Even as it continues to report record earnings, certain trends remind us that even the smartest, most dominant tech companies eventually are brought down to size.
BERLIN - The European Union’s anti-monopoly watchdogs may have never received so many complaints against a single company as they have against Google. To be sure that the EU Commission’s investigations really rolling, anti-Google alliances like Fairsearch and Microsoft-backed lobby Icomp have sent in 20 separate official complaints, some of them 100 pages long.
That’s not all. There are also all the letters and complaints of smaller competitors in the advertising, digital mapping, travel and mobile apps sectors. Google has no shortage of enemies -- and some would seem to want nothing less than the company’s complete destruction.
The main complaint is always the same: Google is using its market power in Internet search to exert an unfair advantage over its competitors. And by allying with manufacturers like Apple and browsing providers like Mozilla it has, over the past decade, cemented that power.
Google opponents back up their claims with hard numbers. According to EU competition monitors, in Europe the company has an Internet search market share of over 90%, even greater than in the 86.3% in the United States.
This market dominance is now more than seven years old, and counting, and Microsoft's attempt to compete on search, with Bing, has barely made a dent.
(Last week, Google's quarterly earnings beat industry forecasts, on the strength of growth of its core advertising business)
Google critic and Microsoft consultant Ben Edelman, an Internet economist at Harvard University, says that two factors support Google‘s web dominance. On the one hand, the web favors big providers, and huge oligopolistic or monopolistic structures can quickly form that are difficult to combat with traditional means. Advertising dollars play to this of course, as customers will favor providers with the biggest reach.
On the other hand, Edelman says, you have cross-subsidization: "Search income can be used to develop free mapping services that give it added popularity.”
In the coming weeks, EU Commission competition head Joaquín Almunia intends to market-test a final package of Google compromise suggestions. He is seeking feedback from both market players and individual complainants. An unidentified source close to the case said that Google is offering to create more distinction in Internet searches between its own services and those of competitors, and offer links to other search engines.

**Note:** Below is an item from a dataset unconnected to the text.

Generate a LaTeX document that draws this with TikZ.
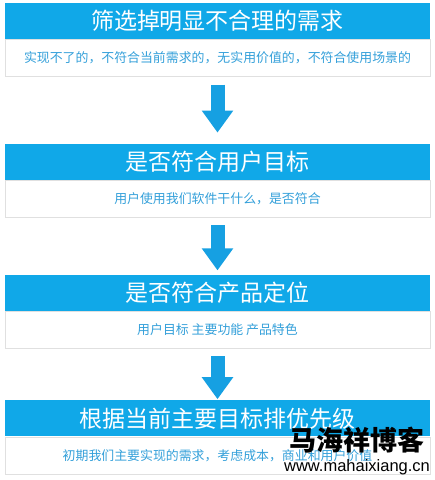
\documentclass[tikz,border=0pt]{standalone}
\usepackage{fontspec}
\newfontfamily\cjk{Noto Sans CJK SC}
\setsansfont{Liberation Sans}
\usetikzlibrary{arrows.meta,positioning}
\definecolor{barblue}{RGB}{16,168,232}
\definecolor{noteblue}{RGB}{52,160,218}
\definecolor{arrowblue}{RGB}{22,160,226}
\tikzset{
  titlebar/.style={fill=barblue, text=white, minimum width=425pt, minimum height=36pt, inner sep=0pt, font=\cjk\fontsize{23}{27}\selectfont},
  note/.style={fill=white, draw=black!12, text=noteblue, minimum width=425pt, minimum height=37pt, inner sep=0pt, font=\cjk\fontsize{12.9}{15}\selectfont},
  flow/.style={-{Triangle[length=22pt,width=30pt]}, line width=14pt, draw=arrowblue, shorten <=8pt}
}

\begin{document}
\begin{tikzpicture}[x=1pt, y=1pt, node distance=0pt]
\useasboundingbox (0,0) rectangle (435,-480);
\node[titlebar] (t1) at (217.5,-21) {筛选掉明显不合理的需求};
\node[note, below=of t1] (d1) {实现不了的，不符合当前需求的，无实用价值的，不符合使用场景的};
\node[titlebar, below=67pt of d1] (t2) {是否符合用户目标};
\node[note, below=of t2] (d2) {用户使用我们软件干什么，是否符合};
\node[titlebar, below=57pt of d2] (t3) {是否符合产品定位};
\node[note, below=of t3] (d3) {用户目标 主要功能 产品特色};
\node[titlebar, below=52pt of d3] (t4) {根据当前主要目标排优先级};
\node[note, below=of t4] (d4) {初期我们主要实现的需求，考虑成本，商业和用户价值};

\draw[flow, shorten >=11pt] (d1) -- (t2);
\draw[flow, shorten >=4pt] (d2) -- (t3);
\draw[flow, shorten >=1pt] (d3) -- (t4);

% watermark
\node[font=\cjk\bfseries\fontsize{27}{30}\selectfont, inner sep=0pt] (wm) at (357,-440) {马海祥博客};
\node[font=\sffamily\fontsize{16.5}{18}\selectfont, inner sep=0pt, below=6pt of wm] (url) {www.mahaixiang.cn};
\end{tikzpicture}
\end{document}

But Edelmann doubts that would break Google’s dominance: "Users have become accustomed to the convenience of finding everything in one place," he says.
This month, German data protectors awarded Google the "Big Brother Award," and using the AT&T example called for the firm to be split into smaller companies.
But doing that would not be justified in terms of classic competition economy because Google’s market power -- unlike for example the monopoly of an electricity or telecommunications provider -- is neither permanent nor insurmountable. Internet business moves too fast, as the latest American figures show: in 2012 on its home market Google lost one and a half percentage points of Internet advertising market share, putting its share at 71%.
More important still: the searches that, thanks to advertising, bring the company big bucks are now going to others -- like online merchandiser Amazon, which now leads the shopping search business in the States.
"For Internet searches, user expectations are changing," says Stefan Weitz, manager of online services at Google’s biggest competitor Microsoft in Seattle. "The classic results window with little blue links is not enough anymore, users now expect context-sensitive results that take into account their location, preferences, everyday life."
With that however, according to Weitz, Google‘s classic revenue model– ads near links – is in danger. Interfaces are also changing. "Users don’t want to type in search terms any more, they want to ask questions and get meaningful answers instead of links."
Google is reacting to this trend: for example, in the past year it has taken to answering searches with the Knowledge Graph function, a summary of results along the right edge of the screen.
But Knowledge Graph and the classic search results in the form of links work either badly or not at all on mobile devices: the screens are too small, and web connections too slow. Very few users have the patience to follow up several links on a smart phone.
And thus the hour of the specialized provider has struck: smart-phone applications are direct competition for Google’s top keyword categories. To find a good place to eat, users in the U.S. already prefer services like Yelp and Foursquare, or to follow the recommendations of friends on Facebook. And they can find cheap flights with a favorite travel app like Kayak.
While searches via app are not recorded in search market statistics, their success can be seen indirectly. According to market researcher Comscore, in 2012 the market for Internet searches from classic PCs shrunk for the first time in 10 years by three percentage points.
"The mobile market is changing classic user habits," Weitz says. In the coming months he believes there will be a search revolution brought on by new interfaces and more intelligent algorithms.
Google will react to that too – but the history of the IT industry, from IBM to Microsoft, shows that no company has ever succeeded in dominating the market for longer than a decade.